San Francisco ha sido una Ciudad Santuario desde 1989, en la época de los Conflictos Civiles Centroamericanos, cuando mucha gente de El Salvador, Guatemala y Nicaragua llegaron escapando a la violencia. Recientemente, Kris Kobach, el principal consejero de inmigración para el El Gran Jefe Naranja y coautor de la controversial ley de inmigración de Arizona, expresó: “Ellos (las ciudades refugio y sus alcaldes) solo están burlándose de la ley federal y arriesgando a sus propios ciudadanos. Trump ha aclarado que le preocupan las víctimas de estas ilegales ciudades santuario”. Entonces, la reafirmación de San Francisco como un santuario es algo bueno y que puede servir de ejemplo para la nación.

En lo negativo, la continua y, al parecer, inacabable transformación y “gentrificación” de San Francisco, dada la especulación de los bienes raíces, provee los ejemplos. Hace una semana, Vicki Hennessy, la alguacil de San Francisco, procedió a expulsar de su casa arrendada a una de las habitantes más ancianas del Distrito Fillmore, rebautizado como ‘Western Addition’ por las fuerzas del ‘Progreso’. Iris Canada, una afroamericana de casi 100 años de edad, que había vivido 70 de esos años en esa casa, simplemente fue encerrada afuera de su hogar. En nombre de las religiones que dominan en este sistema: la propiedad privada y la ganancia.

Semánticos matices se usaron para defender lo indefendible. De nuevo, ‘La Ley’, esa pariente lejana de La Justicia, se usó como árbitro supremo en defensa de los dueños de propiedades… y de Hennesy. Sin embargo, hasta el cielo llega el mal olor. Ojalá así sea: en el cielo deben oírse los lamentos y olerse lo podrido.

Así no debiera actuar una ‘Ciudad Santuario. Hennesy se paró frente a su oficina a oír las duras críticas de los activistas comunitarios. También dijo sentir “tristeza” por la expulsión de la anciana, pero no quiso arriesgar que se le acusara de desobediencia legal. Claro, la caridad empieza por casa. ¿No?

Iris Canada —otro miembro de la cada vez menor población afroamericana de San Francisco— fue víctima de las variantes olas de esta Ciudad Refugio. Su desplazamiento echa por tierra esas declaraciones positivas de solidaridad del alcalde Lee y de otros. ¿Ciudad Rechazo, acaso suena mejor?

Pero he prometido una bella referencia respecto al tema. Aquí va.
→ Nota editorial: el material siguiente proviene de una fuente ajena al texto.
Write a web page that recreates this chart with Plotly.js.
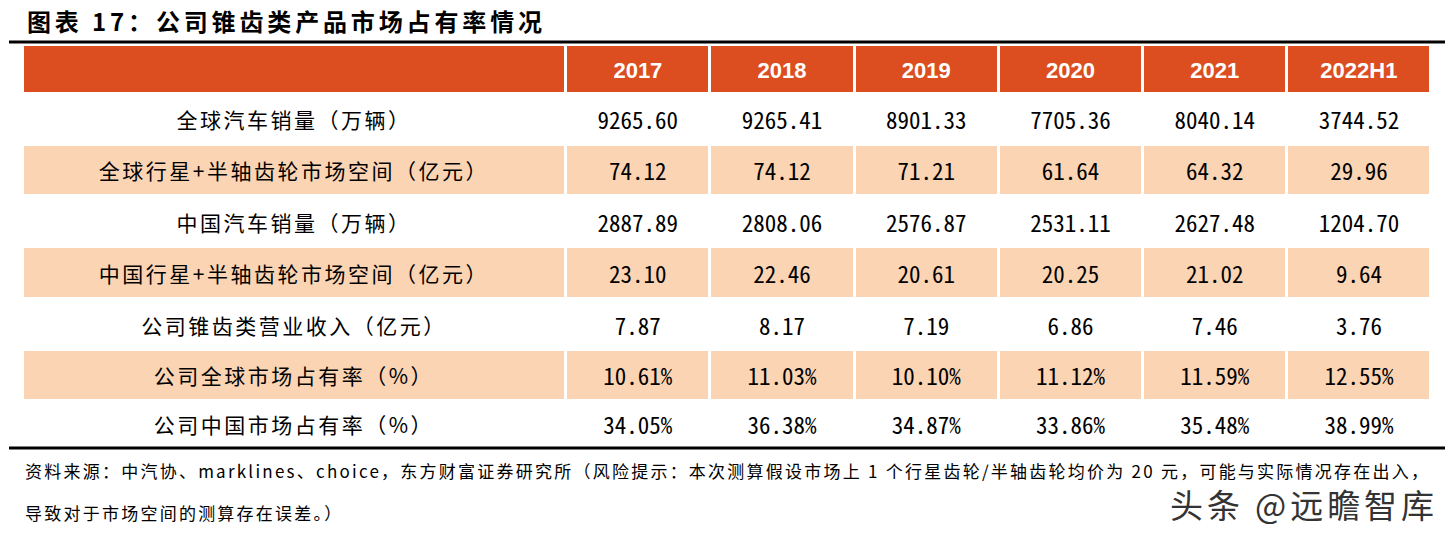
<!DOCTYPE html>
<html>
<head>
<meta charset="utf-8">
<script src="https://cdn.plot.ly/plotly-3.0.1.min.js"></script>
<style>
html,body{margin:0;padding:0;background:#fff;}
#chart{width:1451px;height:541px;}
</style>
</head>
<body>
<div id="chart"></div>
<script>
const titleText = "图表 17：公司锥齿类产品市场占有率情况";
const years = ["2017", "2018", "2019", "2020", "2021", "2022H1"];
const rowLabels = [
  "全球汽车销量（万辆）",
  "全球行星+半轴齿轮市场空间（亿元）",
  "中国汽车销量（万辆）",
  "中国行星+半轴齿轮市场空间（亿元）",
  "公司锥齿类营业收入（亿元）",
  "公司全球市场占有率（%）",
  "公司中国市场占有率（%）"
];
const globalSales = ["9265.60", "9265.41", "8901.33", "7705.36", "8040.14", "3744.52"];
const globalMarket = ["74.12", "74.12", "71.21", "61.64", "64.32", "29.96"];
const chinaSales = ["2887.89", "2808.06", "2576.87", "2531.11", "2627.48", "1204.70"];
const chinaMarket = ["23.10", "22.46", "20.61", "20.25", "21.02", "9.64"];
const bevelRevenue = ["7.87", "8.17", "7.19", "6.86", "7.46", "3.76"];
const globalShare = ["10.61%", "11.03%", "10.10%", "11.12%", "11.59%", "12.55%"];
const chinaShare = ["34.05%", "36.38%", "34.87%", "33.86%", "35.48%", "38.99%"];
const sourceLine1 = "资料来源：中汽协、marklines、choice，东方财富证券研究所（风险提示：本次测算假设市场上 1 个行星齿轮/半轴齿轮均价为 20 元，可能与实际情况存在出入，";
const sourceLine2 = "导致对于市场空间的测算存在误差。）";
const watermark = "头条 @远瞻智库";

const rows = [globalSales, globalMarket, chinaSales, chinaMarket, bevelRevenue, globalShare, chinaShare];
const columns = [rowLabels].concat(years.map((y, j) => rows.map(r => r[j])));
const rowFill = rowLabels.map((_, i) => i % 2 === 1 ? "#FBD4B4" : "#FFFFFF");
const fills = columns.map(() => rowFill);

const W = 1451, H = 541;
const headerH = 49, rowH = 51.3, tableTop = 44;
const tableBottom = tableTop + headerH + rowH * rowLabels.length;

const trace = {
  type: "table",
  domain: {x: [22 / W, 1431 / W], y: [1 - tableBottom / H, 1 - tableTop / H]},
  columnwidth: [543, 144, 144, 144, 144, 144, 144],
  header: {
    values: [""].concat(years),
    align: "center",
    height: headerH,
    fill: {color: "#DC4E20"},
    line: {color: "#FFFFFF", width: 3},
    font: {family: "Liberation Sans, Arial", size: 22, color: "#FFFFFF", weight: "bold"}
  },
  cells: {
    values: columns,
    align: "center",
    height: rowH,
    fill: {color: fills},
    line: {color: "#FFFFFF", width: 3},
    font: {
      family: ["Noto Sans CJK SC"].concat(years.map(() => "Noto Sans Mono CJK SC, Liberation Mono, monospace")),
      size: [21].concat(years.map(() => 23)),
      color: "#000000"
    }
  }
};

const layout = {
  width: W, height: H,
  margin: {l: 0, r: 0, t: 0, b: 0},
  paper_bgcolor: "#FFFFFF",
  showlegend: false,
  shapes: [
    {type: "line", xref: "paper", yref: "paper", x0: 9 / W, x1: 1445 / W, y0: 1 - 42 / H, y1: 1 - 42 / H, line: {color: "#000", width: 3}},
    {type: "line", xref: "paper", yref: "paper", x0: 9 / W, x1: 1445 / W, y0: 1 - 448 / H, y1: 1 - 448 / H, line: {color: "#000", width: 3}}
  ],
  annotations: [
    {text: "<b>" + titleText + "</b>", xref: "paper", yref: "paper", x: 26 / W, y: 1 - 20 / H, xanchor: "left", yanchor: "middle", showarrow: false,
     font: {family: "Noto Sans CJK SC", size: 24, color: "#000"}},
    {text: sourceLine1, xref: "paper", yref: "paper", x: 24 / W, y: 1 - 470 / H, xanchor: "left", yanchor: "middle", showarrow: false,
     font: {family: "Noto Sans CJK SC", size: 17, color: "#000"}},
    {text: sourceLine2, xref: "paper", yref: "paper", x: 24 / W, y: 1 - 512 / H, xanchor: "left", yanchor: "middle", showarrow: false,
     font: {family: "Noto Sans CJK SC", size: 17, color: "#000"}},
    {text: watermark, xref: "paper", yref: "paper", x: 1436 / W, y: 1 - 504 / H, xanchor: "right", yanchor: "middle", showarrow: false,
     font: {family: "Noto Sans CJK SC", size: 33, color: "#333333"}}
  ]
};

// target vertical centres of text for header and each body row
const rowTextCentres = [70, 119, 170, 222, 273, 325, 375, 424];
// horizontal extents of annotation texts in the reference: spacing is fitted to them
const annExtent = {
  0: {left: 27, right: 542},
  1: {left: 25, right: 1428},
  2: {left: 25, sameAs: 1},
  3: {left: 1170, right: 1434}
};

Plotly.newPlot("chart", [trace], layout, {staticPlot: true, displayModeBar: false}).then(function (gd) {
  const box = gd.getBoundingClientRect();
  gd.querySelectorAll("text.cell-text").forEach(function (el) {
    const r = el.getBoundingClientRect();
    if (r.height === 0) return;
    const cx = (r.left + r.right) / 2 - box.left;
    if (cx < 565) el.style.letterSpacing = "2.5px";
    const r2 = el.getBoundingClientRect();
    const cy = (r2.top + r2.bottom) / 2 - box.top;
    let best = rowTextCentres[0];
    rowTextCentres.forEach(function (t) { if (Math.abs(t - cy) < Math.abs(best - cy)) best = t; });
    const dx = cx < 565 ? ((r2.left + r2.right) / 2 - box.left) - cx : 0;
    el.style.translate = (-dx) + "px " + (best - cy) + "px";
  });
  const spacing = {};
  const groups = Array.from(gd.querySelectorAll("g.annotation"));
  groups.sort(function (a, b) { return (+a.getAttribute("data-index")) - (+b.getAttribute("data-index")); });
  groups.forEach(function (g) {
    const idx = g.getAttribute("data-index");
    const spec = annExtent[idx];
    if (!spec) return;
    const t = g.querySelector("text.annotation-text");
    if (!t) return;
    const r0 = t.getBoundingClientRect();
    const n = t.textContent.length;
    let ls;
    if (spec.sameAs !== undefined) ls = spacing[spec.sameAs];
    else ls = Math.max(0, ((spec.right - spec.left) - r0.width) / Math.max(1, n - 1));
    spacing[idx] = ls;
    t.style.letterSpacing = ls + "px";
    const r = t.getBoundingClientRect();
    const dx = spec.left - (r.left - box.left);
    t.style.translate = dx + "px 0px";
  });
});
</script>
</body>
</html>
El viernes pasado, 17 de febrero, en otro sitio de culto, en la Iglesia Ortodoxa del Oeste Africano, Jurisdicción Occidental, mejor conocida como la Iglesia de San John Coltrane, muchos nos reunimos a celebrar la vida de Michael Roman. Michael dejó recientemente lo terrenal y —más que seguro— hoy está pintando y grabando en El Otro Barrio, como el poeta Alejandro Murguía llamó al Más Allá.

Por cierto, fue una bella noche de memorias compartidas, de color y música. No soy asiduo de las iglesias (como buen Abogado del Diablo), pero fui feliz ahí esa noche, escuchando la música inspirada en John Coltrane y las muchas anécdotas que relataban cuán hondo nos había calado Michael Roman. Por toda la sala, su arte cubría las paredes. Muchos de los presentes modelaban ropas que Michael había intervenido creativamente con sus variadas y mágicas imágenes.

Así, esta columna acerca del concepto y realidad del santuario termina con la referencia a esa celebración colorida y multicultural, en la cual nos sentimos más cercanos al verdadero significado de la palabra santuario.

En estos duros tiempos, necesitamos compartir lugares y eventos que nos hagan sentir protegidos e iluminados. El Amor Supremo, como dijo Coltrane, nos puede inspirar a todos.